● **INSTRUCTION**
Leave out all pictures and return, exactly as written, the lines from the line containing "Output the web" to the line containing "const xTicks = [0.01, 0.1, 1, 10, 100, 1000];", both ends kept.

** Start of RECORDS PROVIDED **

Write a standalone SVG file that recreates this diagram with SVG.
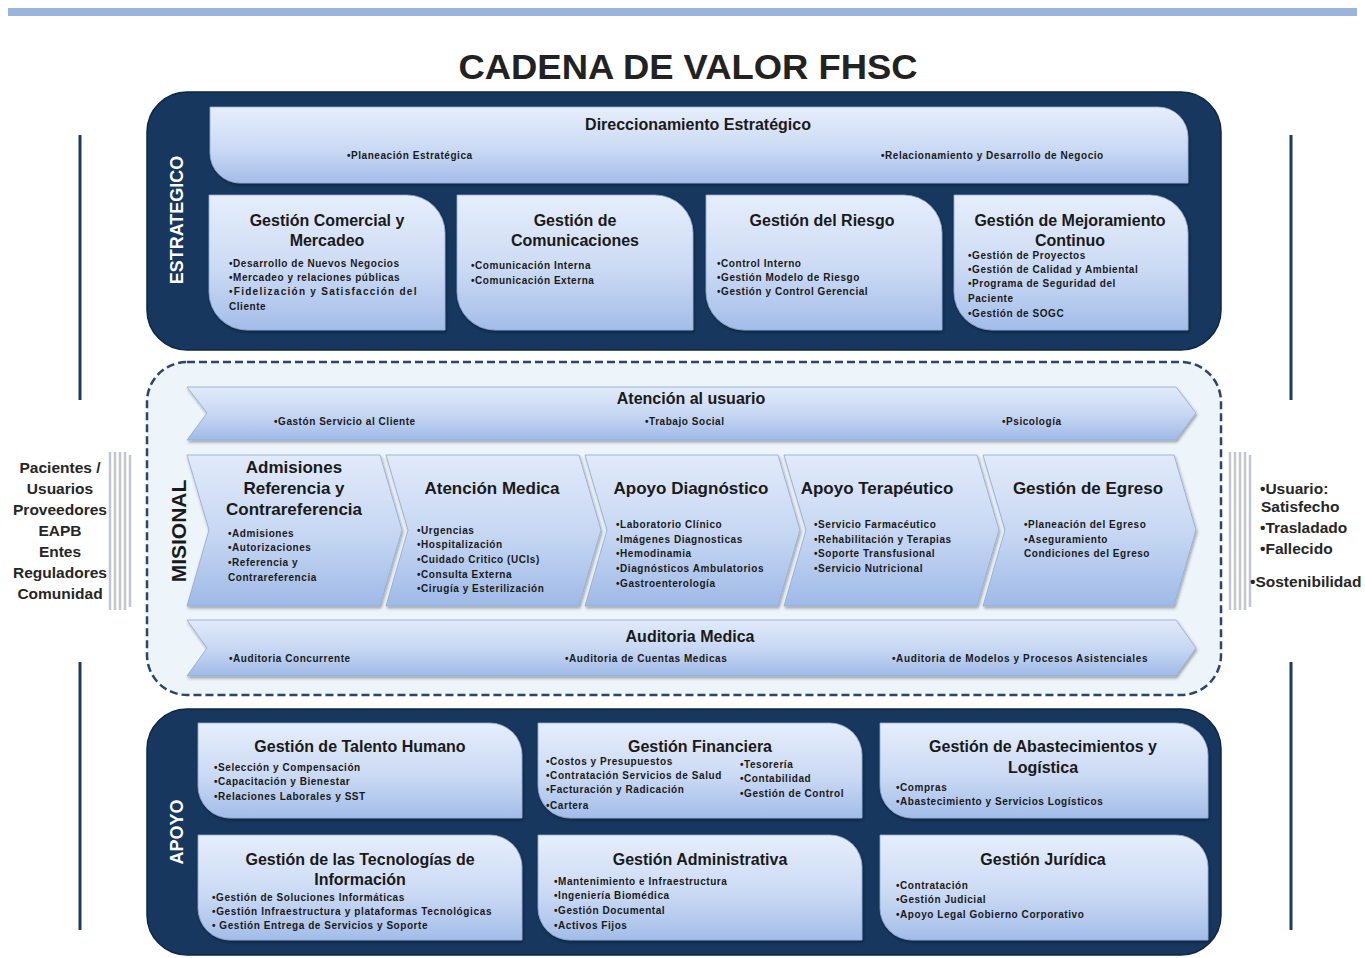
<svg xmlns="http://www.w3.org/2000/svg" width="1365" height="958" viewBox="0 0 1365 958">
<defs>
<linearGradient id="gBox" x1="0" y1="0" x2="0" y2="1">
<stop offset="0" stop-color="#e6eefb"/>
<stop offset="0.55" stop-color="#cbdaf4"/>
<stop offset="1" stop-color="#a3bde9"/>
</linearGradient>
<linearGradient id="gChev" x1="0" y1="0" x2="0" y2="1">
<stop offset="0" stop-color="#e1eaf9"/>
<stop offset="0.5" stop-color="#c8d8f3"/>
<stop offset="1" stop-color="#9fbae7"/>
</linearGradient>
<filter id="sh" x="-5%" y="-5%" width="110%" height="115%">
<feDropShadow dx="1" dy="2" stdDeviation="1.5" flood-color="#000" flood-opacity="0.35"/>
</filter>
<style>
.panel{fill:#17375e;stroke:#0e2646;stroke-width:1.5}
.box{fill:url(#gBox);stroke:#90a9d6;stroke-width:0.8;filter:url(#sh)}
.chev{fill:url(#gChev);stroke:#8fa8d4;stroke-width:0.8;filter:url(#sh)}
.t{font-family:"Liberation Sans",Arial,sans-serif;font-weight:bold;font-size:16px;fill:#1a1a1a;text-anchor:middle}
.tc{font-family:"Liberation Sans",Arial,sans-serif;font-weight:bold;font-size:17px;fill:#1a1a1a;text-anchor:middle}
.b{font-family:"Liberation Sans",Arial,sans-serif;font-weight:bold;font-size:10px;fill:#1a1a1a;letter-spacing:0.55px}
.side{font-family:"Liberation Sans",Arial,sans-serif;font-weight:bold;font-size:15.5px;fill:#262626}
.vl{font-family:"Liberation Sans",Arial,sans-serif;font-weight:bold;font-size:18px;fill:#ffffff;text-anchor:middle}
.vm{font-family:"Liberation Sans",Arial,sans-serif;font-weight:bold;font-size:21px;fill:#1a1a1a;text-anchor:middle}
.line{stroke:#1f3864;stroke-width:3}
.stripe{stroke:#c2c6d0;stroke-width:2.5}
</style>
</defs>

<rect x="8" y="8" width="1349" height="8" fill="#9ab4dc"/>
<text x="688" y="79" font-family="Liberation Sans, Arial, sans-serif" font-weight="bold" font-size="35" fill="#222" text-anchor="middle" textLength="459" lengthAdjust="spacingAndGlyphs">CADENA DE VALOR FHSC</text>

<g id="connectors">
<line class="line" x1="80" y1="135" x2="80" y2="400"/>
<line class="line" x1="80" y1="662" x2="80" y2="930"/>
<line class="line" x1="1291" y1="135" x2="1291" y2="400"/>
<line class="line" x1="1291" y1="662" x2="1291" y2="930"/>
<g id="arrow-in">
<line class="stripe" x1="110" y1="452" x2="110" y2="610"/>
<line class="stripe" x1="115" y1="452" x2="115" y2="610"/>
<line class="stripe" x1="120" y1="452" x2="120" y2="610"/>
<line class="stripe" x1="125" y1="452" x2="125" y2="610"/>
<line class="stripe" x1="130" y1="455" x2="130" y2="607" stroke-width="3"/>
</g>
<g id="arrow-out">
<line class="stripe" x1="1230" y1="452" x2="1230" y2="610"/>
<line class="stripe" x1="1235" y1="452" x2="1235" y2="610"/>
<line class="stripe" x1="1240" y1="452" x2="1240" y2="610"/>
<line class="stripe" x1="1245" y1="452" x2="1245" y2="610"/>
<line class="stripe" x1="1250" y1="455" x2="1250" y2="607" stroke-width="3"/>
</g>
</g>

<g id="inputs">
<text class="side" text-anchor="middle" x="60" y="473">Pacientes /</text>
<text class="side" text-anchor="middle" x="60" y="494">Usuarios</text>
<text class="side" text-anchor="middle" x="60" y="515">Proveedores</text>
<text class="side" text-anchor="middle" x="60" y="536">EAPB</text>
<text class="side" text-anchor="middle" x="60" y="557">Entes</text>
<text class="side" text-anchor="middle" x="60" y="578">Reguladores</text>
<text class="side" text-anchor="middle" x="60" y="599">Comunidad</text>
</g>
<g id="outputs">
<text class="side" x="1260" y="494">•Usuario:</text>
<text class="side" x="1261" y="512">Satisfecho</text>
<text class="side" x="1260" y="533">•Trasladado</text>
<text class="side" x="1260" y="554">•Fallecido</text>
<text class="side" x="1250" y="587">•Sostenibilidad</text>
</g>

<g id="estrategico">
<rect class="panel" x="147" y="92" width="1074" height="258" rx="40"/>
<text class="vl" transform="translate(183,220) rotate(-90)">ESTRATEGICO</text>
</g>

<g id="direccionamiento">
<path class="box" d="M210,107 H1158 A30,30 0 0 1 1188,137 V183 H240 A30,30 0 0 1 210,153 Z"/>
<text class="t" x="698" y="130">Direccionamiento Estratégico</text>
<text class="b" x="347" y="159">•Planeación Estratégica</text>
<text class="b" x="881" y="159">•Relacionamiento y Desarrollo de Negocio</text>
</g>

<g id="comercial">
<path class="box" d="M209,195 H407 A38,38 0 0 1 445,233 V330 H247 A38,38 0 0 1 209,292 Z"/>
<text class="t" x="327" y="226">Gestión Comercial y</text>
<text class="t" x="327" y="246">Mercadeo</text>
<text class="b" x="229" y="267">•Desarrollo de Nuevos Negocios</text>
<text class="b" x="229" y="281">•Mercadeo y relaciones públicas</text>
<text class="b" x="229" y="295" textLength="188">•Fidelización y Satisfacción del</text>
<text class="b" x="229" y="310">Cliente</text>
</g>

<g id="comunicaciones">
<path class="box" d="M457,195 H655 A38,38 0 0 1 693,233 V330 H495 A38,38 0 0 1 457,292 Z"/>
<text class="t" x="575" y="226">Gestión de</text>
<text class="t" x="575" y="246">Comunicaciones</text>
<text class="b" x="471" y="269">•Comunicación Interna</text>
<text class="b" x="471" y="284">•Comunicación Externa</text>
</g>

<g id="riesgo">
<path class="box" d="M706,195 H904 A38,38 0 0 1 942,233 V330 H744 A38,38 0 0 1 706,292 Z"/>
<text class="t" x="822" y="226">Gestión del Riesgo</text>
<text class="b" x="717" y="267">•Control Interno</text>
<text class="b" x="717" y="281">•Gestión Modelo de Riesgo</text>
<text class="b" x="717" y="295">•Gestión y Control Gerencial</text>
</g>

<g id="mejoramiento">
<path class="box" d="M954,195 H1150 A38,38 0 0 1 1188,233 V330 H992 A38,38 0 0 1 954,292 Z"/>
<text class="t" x="1070" y="226">Gestión de Mejoramiento</text>
<text class="t" x="1070" y="246">Continuo</text>
<text class="b" x="968" y="259">•Gestión de Proyectos</text>
<text class="b" x="968" y="273">•Gestión de Calidad y Ambiental</text>
<text class="b" x="968" y="287">•Programa de Seguridad del</text>
<text class="b" x="968" y="302">Paciente</text>
<text class="b" x="968" y="317">•Gestión de SOGC</text>
</g>

<g id="misional">
<rect x="147" y="362" width="1074" height="333" rx="40" fill="#eef5fa" stroke="#2a4670" stroke-width="2.5" stroke-dasharray="8 4"/>
<text class="vm" transform="translate(186,531) rotate(-90)">MISIONAL</text>
</g>

<g id="atencion-usuario">
<polygon class="chev" points="187,387 1176,387 1196,413 1176,440 187,440 207,413"/>
<text class="t" x="691" y="404">Atención al usuario</text>
<text class="b" x="274" y="425">•Gastón Servicio al Cliente</text>
<text class="b" x="645" y="425">•Trabajo Social</text>
<text class="b" x="1002" y="425">•Psicología</text>
</g>

<g id="admisiones">
<polygon class="chev" points="187,455 380,455 402,530 380,606 187,606 209,530"/>
<text class="tc" x="294" y="473">Admisiones</text>
<text class="tc" x="294" y="494">Referencia y</text>
<text class="tc" x="294" y="515">Contrareferencia</text>
<text class="b" x="228" y="537">•Admisiones</text>
<text class="b" x="228" y="551">•Autorizaciones</text>
<text class="b" x="228" y="566">•Referencia y</text>
<text class="b" x="228" y="581">Contrareferencia</text>
</g>

<g id="atencion-medica">
<polygon class="chev" points="386,455 579,455 601,530 579,606 386,606 408,530"/>
<text class="tc" x="492" y="494">Atención Medica</text>
<text class="b" x="417" y="534">•Urgencias</text>
<text class="b" x="417" y="548">•Hospitalización</text>
<text class="b" x="417" y="563">•Cuidado Critico (UCIs)</text>
<text class="b" x="417" y="578">•Consulta Externa</text>
<text class="b" x="417" y="592">•Cirugía y Esterilización</text>
</g>

<g id="apoyo-diagnostico">
<polygon class="chev" points="585,455 778,455 800,530 778,606 585,606 607,530"/>
<text class="tc" x="691" y="494">Apoyo Diagnóstico</text>
<text class="b" x="616" y="528">•Laboratorio Clínico</text>
<text class="b" x="616" y="543">•Imágenes Diagnosticas</text>
<text class="b" x="616" y="557">•Hemodinamia</text>
<text class="b" x="616" y="572" textLength="148">•Diagnósticos Ambulatorios</text>
<text class="b" x="616" y="587">•Gastroenterología</text>
</g>

<g id="apoyo-terapeutico">
<polygon class="chev" points="784,455 977,455 999,530 977,606 784,606 806,530"/>
<text class="tc" x="877" y="494">Apoyo Terapéutico</text>
<text class="b" x="814" y="528">•Servicio Farmacéutico</text>
<text class="b" x="814" y="543">•Rehabilitación y Terapias</text>
<text class="b" x="814" y="557">•Soporte Transfusional</text>
<text class="b" x="814" y="572">•Servicio Nutricional</text>
</g>

<g id="egreso">
<polygon class="chev" points="983,455 1174,455 1196,530 1174,606 983,606 1005,530"/>
<text class="tc" x="1088" y="494">Gestión de Egreso</text>
<text class="b" x="1024" y="528">•Planeación del Egreso</text>
<text class="b" x="1024" y="543">•Aseguramiento</text>
<text class="b" x="1024" y="557">Condiciones del Egreso</text>
</g>

<g id="auditoria">
<polygon class="chev" points="187,620 1176,620 1196,648 1176,676 187,676 207,648"/>
<text class="t" x="690" y="642">Auditoria Medica</text>
<text class="b" x="229" y="662">•Auditoria Concurrente</text>
<text class="b" x="565" y="662">•Auditoria de Cuentas Medicas</text>
<text class="b" x="892" y="662" textLength="256">•Auditoria de Modelos y Procesos Asistenciales</text>
</g>

<g id="apoyo">
<rect class="panel" x="147" y="709" width="1074" height="246" rx="40"/>
<text class="vl" transform="translate(183,832) rotate(-90)">APOYO</text>
</g>

<g id="talento-humano">
<path class="box" d="M198,723 H490 A32,32 0 0 1 522,755 V818 H230 A32,32 0 0 1 198,786 Z"/>
<text class="t" x="360" y="752">Gestión de Talento Humano</text>
<text class="b" x="214" y="771">•Selección y Compensación</text>
<text class="b" x="214" y="785">•Capacitación y Bienestar</text>
<text class="b" x="214" y="800">•Relaciones Laborales y SST</text>
</g>

<g id="financiera">
<path class="box" d="M538,723 H830 A32,32 0 0 1 862,755 V818 H570 A32,32 0 0 1 538,786 Z"/>
<text class="t" x="700" y="752">Gestión Financiera</text>
<text class="b" x="546" y="765">•Costos y Presupuestos</text>
<text class="b" x="546" y="779" textLength="176">•Contratación Servicios de Salud</text>
<text class="b" x="546" y="793">•Facturación y Radicación</text>
<text class="b" x="546" y="809">•Cartera</text>
<text class="b" x="740" y="768">•Tesorería</text>
<text class="b" x="740" y="782">•Contabilidad</text>
<text class="b" x="740" y="797" textLength="104">•Gestión de Control</text>
</g>

<g id="abastecimientos">
<path class="box" d="M880,723 H1176 A32,32 0 0 1 1208,755 V818 H912 A32,32 0 0 1 880,786 Z"/>
<text class="t" x="1043" y="752">Gestión de Abastecimientos y</text>
<text class="t" x="1043" y="773">Logística</text>
<text class="b" x="896" y="791">•Compras</text>
<text class="b" x="896" y="805">•Abastecimiento y Servicios Logísticos</text>
</g>

<g id="tecnologias">
<path class="box" d="M198,835 H490 A32,32 0 0 1 522,867 V940 H230 A32,32 0 0 1 198,908 Z"/>
<text class="t" x="360" y="865">Gestión de las Tecnologías de</text>
<text class="t" x="360" y="885">Información</text>
<text class="b" x="212" y="901">•Gestión de Soluciones Informáticas</text>
<text class="b" x="212" y="915" textLength="280">•Gestión Infraestructura y plataformas Tecnológicas</text>
<text class="b" x="212" y="929" textLength="216">• Gestión Entrega de Servicios y Soporte</text>
</g>

<g id="administrativa">
<path class="box" d="M538,835 H830 A32,32 0 0 1 862,867 V940 H570 A32,32 0 0 1 538,908 Z"/>
<text class="t" x="700" y="865">Gestión Administrativa</text>
<text class="b" x="554" y="885">•Mantenimiento e Infraestructura</text>
<text class="b" x="554" y="899">•Ingeniería Biomédica</text>
<text class="b" x="554" y="914">•Gestión Documental</text>
<text class="b" x="554" y="929">•Activos Fijos</text>
</g>

<g id="juridica">
<path class="box" d="M880,835 H1176 A32,32 0 0 1 1208,867 V940 H912 A32,32 0 0 1 880,908 Z"/>
<text class="t" x="1043" y="865">Gestión Jurídica</text>
<text class="b" x="896" y="889">•Contratación</text>
<text class="b" x="896" y="903">•Gestión Judicial</text>
<text class="b" x="896" y="918">•Apoyo Legal Gobierno Corporativo</text>
</g>
</svg>
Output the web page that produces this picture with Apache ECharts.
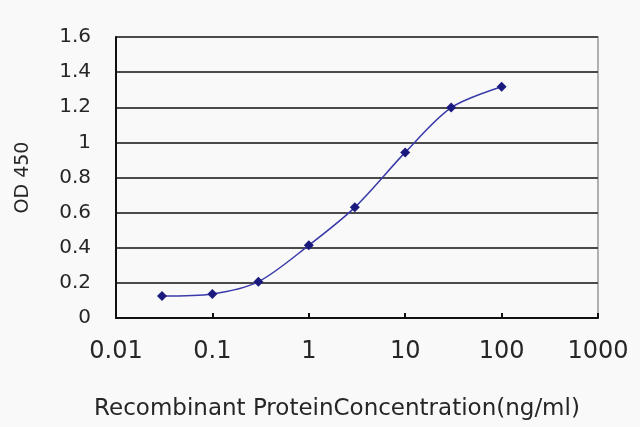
<!DOCTYPE html>
<html>
<head>
<meta charset="utf-8">
<script src="https://cdn.jsdelivr.net/npm/echarts@6/dist/echarts.min.js"></script>
<style>
html,body{margin:0;padding:0;background:#f9f9f9;}
#c{width:640px;height:427px;}
</style>
</head>
<body>
<div id="c"></div>
<script>
const concentrations = [0.03, 0.1, 0.3, 1, 3, 10, 30, 100];
const od450 = [0.125, 0.137, 0.207, 0.414, 0.63, 0.943, 1.198, 1.317];
const yTicks = [0, 0.2, 0.4, 0.6, 0.8, 1, 1.2, 1.4, 1.6];
const xTicks = [0.01, 0.1, 1, 10, 100, 1000];

const chart = echarts.init(document.getElementById('c'));
chart.setOption({
  backgroundColor: '#f9f9f9',
  animation: false,
  grid: {left: 116, right: 42, top: 37, bottom: 109, show: true, borderColor: '#999', borderWidth: 1.5, backgroundColor: 'transparent'},
  xAxis: {
    type: 'log', logBase: 10, min: xTicks[0], max: xTicks[xTicks.length-1],
    name: 'Recombinant ProteinConcentration(ng/ml)',
    nameLocation: 'middle', nameGap: 80,
    nameTextStyle: {fontFamily: 'DejaVu Sans', fontSize: 23, color: '#262626', padding: [0, 40, 0, 0]},
    axisLine: {lineStyle: {color: '#111', width: 2}},
    axisTick: {show: true, inside: true, length: 5, lineStyle: {color: '#111', width: 2}},
    axisLabel: {fontFamily: 'DejaVu Sans', fontSize: 24, color: '#262626', margin: 22,
      formatter: v => String(v)},
    splitLine: {show: false}
  },
  yAxis: {
    type: 'value', min: yTicks[0], max: yTicks[yTicks.length-1], interval: 0.2,
    name: 'OD 450', nameLocation: 'middle', nameGap: 83, nameRotate: 90,
    nameTextStyle: {fontFamily: 'DejaVu Sans', fontSize: 19, color: '#262626'},
    axisLine: {show: true, lineStyle: {color: '#111', width: 2}},
    axisTick: {show: false},
    axisLabel: {fontFamily: 'DejaVu Sans', fontSize: 20, color: '#262626', margin: 25,
      formatter: v => String(Math.round(v*10)/10)},
    splitLine: {show: true, lineStyle: {color: '#4a4a4a', width: 2}}
  },
  series: [{
    type: 'line',
    data: concentrations.map((c, i) => [c, od450[i]]),
    smooth: 0.3,
    symbol: 'diamond', symbolSize: 10,
    itemStyle: {color: '#1a1a7e'},
    lineStyle: {color: '#3a3aaa', width: 1.5}
  }]
});
</script>
</body>
</html>
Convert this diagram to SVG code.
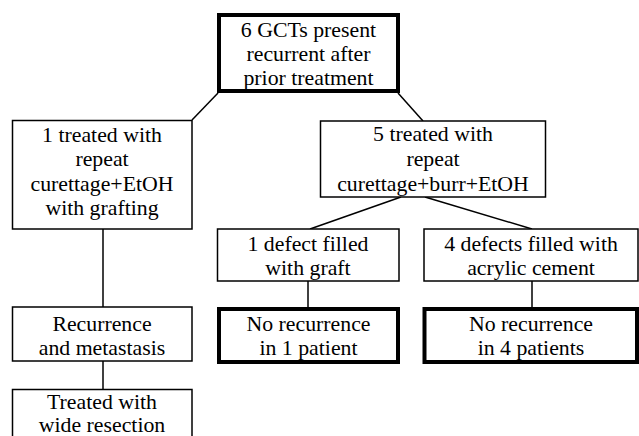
<svg xmlns="http://www.w3.org/2000/svg" width="639" height="436" viewBox="0 0 639 436">
<style>
.thin{fill:#fff;stroke:#000;stroke-width:1.5}
.thick{fill:#fff;stroke:#000;stroke-width:4}
.ln{stroke:#000;stroke-width:1.5;fill:none}
text{font-family:"Liberation Serif",serif;font-size:21.8px;fill:#000;text-anchor:middle}
</style>
<rect width="639" height="436" fill="#fff"/>
<g id="connectors">
<line class="ln" x1="218" y1="93" x2="192" y2="120"/>
<line class="ln" x1="398" y1="93" x2="423" y2="121"/>
<line class="ln" x1="401" y1="197" x2="310" y2="229"/>
<line class="ln" x1="425" y1="197" x2="532" y2="229"/>
<line class="ln" x1="103" y1="229" x2="103" y2="307"/>
<line class="ln" x1="103" y1="361" x2="103" y2="389"/>
<line class="ln" x1="308" y1="281" x2="308" y2="309"/>
<line class="ln" x1="532" y1="281" x2="532" y2="309"/>
</g>
<g id="top">
<rect class="thick" x="219" y="15" width="179" height="76"/>
<text x="308.5" y="37">6 GCTs present</text>
<text x="308.5" y="61">recurrent after</text>
<text x="308.5" y="85">prior treatment</text>
</g>
<g id="left1">
<rect class="thin" x="12.5" y="120.5" width="179.5" height="108.5"/>
<text x="102" y="142">1 treated with</text>
<text x="102" y="166">repeat</text>
<text x="102" y="191">curettage+EtOH</text>
<text x="102" y="215">with grafting</text>
</g>
<g id="right1">
<rect class="thin" x="320.5" y="121" width="225" height="76"/>
<text x="433" y="141">5 treated with</text>
<text x="433" y="166">repeat</text>
<text x="433" y="191">curettage+burr+EtOH</text>
</g>
<g id="graft">
<rect class="thin" x="217.5" y="229" width="181.5" height="52"/>
<text x="308" y="251">1 defect filled</text>
<text x="308" y="275">with graft</text>
</g>
<g id="cement">
<rect class="thin" x="424" y="229" width="214" height="52"/>
<text x="531" y="251">4 defects filled with</text>
<text x="531" y="275">acrylic cement</text>
</g>
<g id="nr1">
<rect class="thick" x="219" y="309" width="179" height="53"/>
<text x="308.5" y="331">No recurrence</text>
<text x="308.5" y="355">in 1 patient</text>
</g>
<g id="nr4">
<rect class="thick" x="424.5" y="309" width="212.5" height="53"/>
<text x="531" y="331">No recurrence</text>
<text x="531" y="355">in 4 patients</text>
</g>
<g id="recurrence">
<rect class="thin" x="12.5" y="307" width="179.5" height="54"/>
<text x="102" y="331">Recurrence</text>
<text x="102" y="355">and metastasis</text>
</g>
<g id="resection">
<rect class="thin" x="12.5" y="389.5" width="179.5" height="60"/>
<text x="102" y="409">Treated with</text>
<text x="102" y="432">wide resection</text>
</g>
</svg>
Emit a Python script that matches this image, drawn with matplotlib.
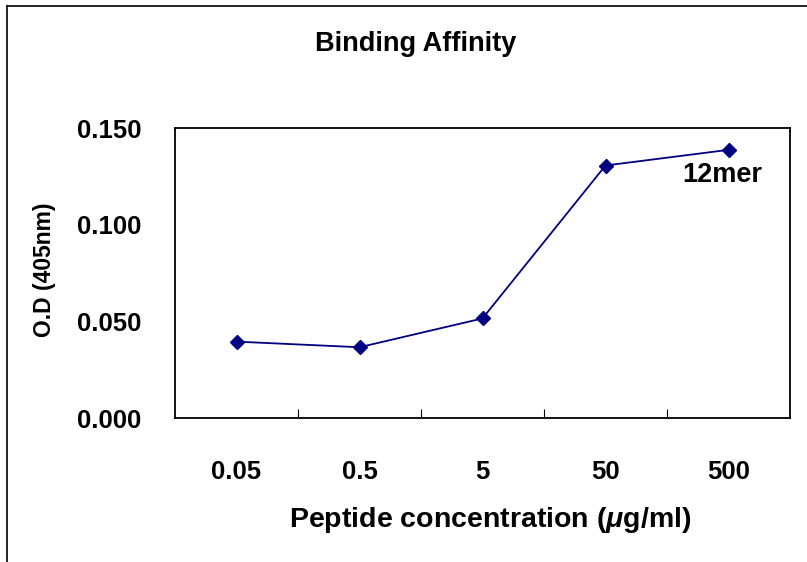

** End of RECORDS PROVIDED **

● **COMPLETED TASK**
Output the web page that produces this picture with Apache ECharts.
<!DOCTYPE html>
<html>
<head>
<meta charset="utf-8">
<script src="https://cdn.jsdelivr.net/npm/echarts@6/dist/echarts.min.js"></script>
<style>
html,body{margin:0;padding:0;background:#f9f9f9;}
#c{width:640px;height:427px;}
</style>
</head>
<body>
<div id="c"></div>
<script>
const concentrations = [0.03, 0.1, 0.3, 1, 3, 10, 30, 100];
const od450 = [0.125, 0.137, 0.207, 0.414, 0.63, 0.943, 1.198, 1.317];
const yTicks = [0, 0.2, 0.4, 0.6, 0.8, 1, 1.2, 1.4, 1.6];
const xTicks = [0.01, 0.1, 1, 10, 100, 1000];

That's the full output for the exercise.